There is clearly a huge amount of uncertainty around any potential deal that the UK will strike over Brexit – the terms of any deal, if there is a deal at all – are still subject to much speculation and negotiation, and so any attempts to draw some clear lines are very welcome.

A timely clarification

That was the aim of a recent announcement by the International Trademark Association (INTA), who represent around 30,000 trade mark professionals in 190 countries around the world. Their attempt to set out five core principles to be supported, promoted and safeguarded as part of the Brexit negotiations is hugely significant, as they speak on behalf of 1,272 members in the EU member states and 311 members in the UK. At a time when so much is up in the air, it is great to see some firm positions being set out by such a significant player.

Core principles

The five principles that INTA have laid out are: minimum disruption of trade, minimum costs, maximum retention of rights, maximum transparency and legal clarity, and a transitional period to adapt to the new rules. The organisation has also addressed the key issues that they feel need to be prioritised by those taking part in the negotiations – these include everything from what will happen with registered EU trade marks (EUTMs) after Brexit, through to the non-use vulnerabilities of registered trade marks, trade mark cancellation actions, exhaustion of rights and international systems including Madrid and Hague.

Possible outcomes

INTA have suggested a couple of scenarios for EUTMS – either having them automatically extended so that they apply in the UK or an opt-in extension option. Regarding exhaustion of rights, they support national or regional exhaustion. INTA’s work in this area is a welcome attempt at clarifying an extremely complex situation, at uncertain time for all parties.
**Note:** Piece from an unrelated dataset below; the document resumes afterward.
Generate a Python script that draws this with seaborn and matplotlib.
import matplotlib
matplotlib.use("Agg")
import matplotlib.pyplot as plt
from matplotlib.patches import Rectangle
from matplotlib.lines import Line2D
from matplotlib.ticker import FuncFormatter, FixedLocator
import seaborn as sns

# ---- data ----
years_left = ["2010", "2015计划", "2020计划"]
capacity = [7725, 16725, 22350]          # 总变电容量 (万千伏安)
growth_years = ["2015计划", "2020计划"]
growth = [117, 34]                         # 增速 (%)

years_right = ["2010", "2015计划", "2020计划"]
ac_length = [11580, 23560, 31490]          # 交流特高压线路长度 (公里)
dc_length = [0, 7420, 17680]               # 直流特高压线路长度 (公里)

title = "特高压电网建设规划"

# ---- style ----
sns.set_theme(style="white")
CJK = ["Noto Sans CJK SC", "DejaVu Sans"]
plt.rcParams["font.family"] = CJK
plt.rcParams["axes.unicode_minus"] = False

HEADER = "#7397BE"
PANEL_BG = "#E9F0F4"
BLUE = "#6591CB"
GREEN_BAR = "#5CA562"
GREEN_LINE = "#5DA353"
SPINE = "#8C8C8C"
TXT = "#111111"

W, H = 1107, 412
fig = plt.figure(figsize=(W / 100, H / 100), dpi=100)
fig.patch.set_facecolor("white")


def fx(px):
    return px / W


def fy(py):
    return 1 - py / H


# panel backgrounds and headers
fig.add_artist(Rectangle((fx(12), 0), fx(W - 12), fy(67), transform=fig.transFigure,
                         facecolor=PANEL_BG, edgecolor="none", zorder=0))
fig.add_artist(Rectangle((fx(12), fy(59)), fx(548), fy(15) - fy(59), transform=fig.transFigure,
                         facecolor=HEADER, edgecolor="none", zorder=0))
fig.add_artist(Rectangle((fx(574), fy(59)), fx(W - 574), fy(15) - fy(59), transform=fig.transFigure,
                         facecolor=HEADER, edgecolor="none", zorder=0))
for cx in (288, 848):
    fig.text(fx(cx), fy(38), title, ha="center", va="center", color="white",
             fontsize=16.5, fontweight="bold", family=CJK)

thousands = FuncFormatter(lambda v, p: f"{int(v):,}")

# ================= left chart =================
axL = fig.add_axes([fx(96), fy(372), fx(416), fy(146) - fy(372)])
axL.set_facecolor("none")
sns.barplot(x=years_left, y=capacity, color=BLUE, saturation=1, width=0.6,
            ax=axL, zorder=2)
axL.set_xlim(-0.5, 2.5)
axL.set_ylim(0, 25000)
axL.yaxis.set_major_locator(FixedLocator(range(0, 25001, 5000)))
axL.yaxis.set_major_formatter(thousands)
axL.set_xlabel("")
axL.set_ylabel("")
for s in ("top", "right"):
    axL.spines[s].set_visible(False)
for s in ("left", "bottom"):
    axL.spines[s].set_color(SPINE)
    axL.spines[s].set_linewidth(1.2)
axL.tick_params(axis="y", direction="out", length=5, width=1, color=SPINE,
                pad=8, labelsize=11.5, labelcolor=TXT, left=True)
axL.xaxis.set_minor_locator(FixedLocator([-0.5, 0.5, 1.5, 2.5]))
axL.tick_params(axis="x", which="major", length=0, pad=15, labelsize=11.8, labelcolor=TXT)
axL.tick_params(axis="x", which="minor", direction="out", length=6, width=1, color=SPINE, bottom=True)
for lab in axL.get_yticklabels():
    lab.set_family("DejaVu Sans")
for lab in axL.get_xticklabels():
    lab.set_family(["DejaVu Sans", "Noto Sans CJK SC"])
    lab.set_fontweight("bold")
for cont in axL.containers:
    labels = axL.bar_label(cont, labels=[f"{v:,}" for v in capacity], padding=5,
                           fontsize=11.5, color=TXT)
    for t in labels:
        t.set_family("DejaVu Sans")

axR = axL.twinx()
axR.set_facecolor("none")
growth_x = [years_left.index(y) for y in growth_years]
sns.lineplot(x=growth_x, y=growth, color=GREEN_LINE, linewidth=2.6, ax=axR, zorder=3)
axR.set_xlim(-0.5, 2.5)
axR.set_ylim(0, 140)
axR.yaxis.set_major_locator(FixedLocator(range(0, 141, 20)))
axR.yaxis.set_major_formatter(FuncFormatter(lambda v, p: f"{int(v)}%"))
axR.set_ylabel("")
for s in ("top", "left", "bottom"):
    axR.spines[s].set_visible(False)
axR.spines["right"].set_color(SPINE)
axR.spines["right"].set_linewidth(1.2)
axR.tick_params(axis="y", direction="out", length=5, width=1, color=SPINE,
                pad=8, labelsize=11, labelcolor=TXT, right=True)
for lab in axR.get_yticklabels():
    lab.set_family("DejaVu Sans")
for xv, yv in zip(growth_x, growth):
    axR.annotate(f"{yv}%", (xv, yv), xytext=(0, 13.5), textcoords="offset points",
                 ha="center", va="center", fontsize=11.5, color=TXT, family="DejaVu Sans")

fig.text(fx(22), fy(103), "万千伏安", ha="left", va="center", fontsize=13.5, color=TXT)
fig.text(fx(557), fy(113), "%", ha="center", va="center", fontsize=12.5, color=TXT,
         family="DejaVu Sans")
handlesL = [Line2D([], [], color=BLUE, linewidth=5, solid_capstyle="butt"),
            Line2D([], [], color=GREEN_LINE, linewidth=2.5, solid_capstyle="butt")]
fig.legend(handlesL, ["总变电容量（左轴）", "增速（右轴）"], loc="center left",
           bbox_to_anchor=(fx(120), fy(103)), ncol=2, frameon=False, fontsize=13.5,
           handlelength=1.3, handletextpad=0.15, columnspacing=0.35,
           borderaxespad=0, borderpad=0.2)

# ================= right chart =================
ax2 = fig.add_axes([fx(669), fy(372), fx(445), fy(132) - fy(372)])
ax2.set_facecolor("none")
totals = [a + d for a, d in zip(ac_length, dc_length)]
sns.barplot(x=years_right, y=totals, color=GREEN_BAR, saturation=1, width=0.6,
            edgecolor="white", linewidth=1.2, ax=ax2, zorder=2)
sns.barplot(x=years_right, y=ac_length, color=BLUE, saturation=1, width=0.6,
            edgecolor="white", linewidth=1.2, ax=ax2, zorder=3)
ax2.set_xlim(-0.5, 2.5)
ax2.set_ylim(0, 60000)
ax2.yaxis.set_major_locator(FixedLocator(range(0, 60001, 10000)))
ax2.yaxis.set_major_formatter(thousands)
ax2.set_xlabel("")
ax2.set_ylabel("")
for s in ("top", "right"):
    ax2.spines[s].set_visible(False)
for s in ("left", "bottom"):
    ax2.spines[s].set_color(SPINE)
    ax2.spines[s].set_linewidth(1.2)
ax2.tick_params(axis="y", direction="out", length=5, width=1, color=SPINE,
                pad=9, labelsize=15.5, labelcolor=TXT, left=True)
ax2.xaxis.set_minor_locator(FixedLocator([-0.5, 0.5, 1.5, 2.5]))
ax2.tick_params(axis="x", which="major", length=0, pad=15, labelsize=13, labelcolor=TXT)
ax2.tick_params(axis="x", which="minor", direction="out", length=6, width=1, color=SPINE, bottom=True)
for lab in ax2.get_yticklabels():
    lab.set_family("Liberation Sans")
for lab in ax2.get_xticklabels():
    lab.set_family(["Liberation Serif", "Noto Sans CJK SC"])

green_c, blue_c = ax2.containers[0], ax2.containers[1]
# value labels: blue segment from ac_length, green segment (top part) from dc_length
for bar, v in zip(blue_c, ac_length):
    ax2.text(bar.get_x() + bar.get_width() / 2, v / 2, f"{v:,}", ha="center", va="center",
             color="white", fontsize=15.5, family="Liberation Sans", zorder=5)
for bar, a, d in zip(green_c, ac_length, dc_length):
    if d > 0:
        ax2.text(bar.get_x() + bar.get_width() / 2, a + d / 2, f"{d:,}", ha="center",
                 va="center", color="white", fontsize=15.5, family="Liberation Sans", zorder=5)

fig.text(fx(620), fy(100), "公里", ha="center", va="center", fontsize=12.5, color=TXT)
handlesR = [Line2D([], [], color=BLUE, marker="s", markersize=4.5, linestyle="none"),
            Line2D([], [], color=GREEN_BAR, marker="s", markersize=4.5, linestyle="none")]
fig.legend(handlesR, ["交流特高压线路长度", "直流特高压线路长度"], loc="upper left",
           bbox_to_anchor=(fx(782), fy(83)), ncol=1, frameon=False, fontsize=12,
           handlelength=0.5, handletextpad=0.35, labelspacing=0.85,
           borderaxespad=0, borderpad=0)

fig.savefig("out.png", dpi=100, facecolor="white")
“IP-intensive industries contribute significantly to employment and GDP in the EU and UK,” says INTA CEO Etienne Sanz de Acedo. “While we recognise that the Brexit process is complex, it is vital to strive for the least amount of disruption to trade mark owners, and to carefully consider IP protection given its impact on businesses, consumers, employees, and the economies in these countries.”

That’s a position that everyone who operates in these areas would echo – and it’s great to see that progress is now beginning to be made to clarify what a post-Brexit trading environment could look like.